The Ozarks’ western most region is East Oklahoma. Every year tourists visit this region for both the culture and the outdoor adventures. Eastern Oklahoma’s Cookson Hills are an extension of the Boston Mountains of Arkansas to the east and the southwestern margin of the Ozark Plateau. This mountain range is located between Stilwell, Sallisaw, and Tahlequah. The Cookson Hills are rich in American Indian history. The area became part of the Cherokee Nation in the early 20th century until 1907, when Oklahoma became a state.

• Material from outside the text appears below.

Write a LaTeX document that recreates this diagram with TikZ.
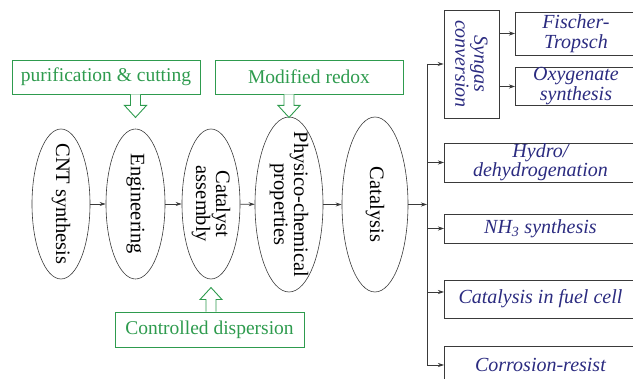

The Cookson Hills are in southeastern Cherokee County, the name of the county indicating the group that historically controlled the area and were once included in the Cherokee Nation's Tahlequah District. In the twentieth century the hills were also the home of the notorious, Depression-era bank robber Charles Arthur "Pretty Boy" Floyd.
Tahlequah is a city in Cherokee County, Oklahoma located at the foothills of the Ozark Mountains and is a popular tourist destination. It is part of the Green Country region of Oklahoma and was established as a capital of the 19th-century Cherokee Nation in 1839, as part of the new settlement in Indian Territory after the Cherokee Native Americans were forced west from the American Southeast on the Trail of Tears.
The building that once housed the Supreme Court of the Cherokee has been converted into a museum and is popular with tourists visiting the area. The Cherokee National Supreme Court Museum was constructed on the southeast corner of the town square by James S. Pierce in 1844. The first chief justice of the Cherokee Nation, John Martin (judge) (1784–1840) held court here. The printing press for the early-day Cherokee Phoenix newspaper was also located in this building, and a reproduction of the press and the newsroom can be seen here.
Also, a popular tourist destination for this part of the Ozarks region is the J.T. Nickel Family Nature and Wildlife Preserve, located in Cherokee County, Oklahoma. It is privately owned and managed by the Oklahoma Nature Conservancy. This preserve contains 17,000 acres of forest and grassland. Spring-fed creeks meander through the rugged lands of steep slopes and narrow valleys that harbor oak-hickory forest, lofty pine woodlands, and a diverse mix of savanna, shrubland, and prairie. In recent years, elk have been reintroduced at the Preserve.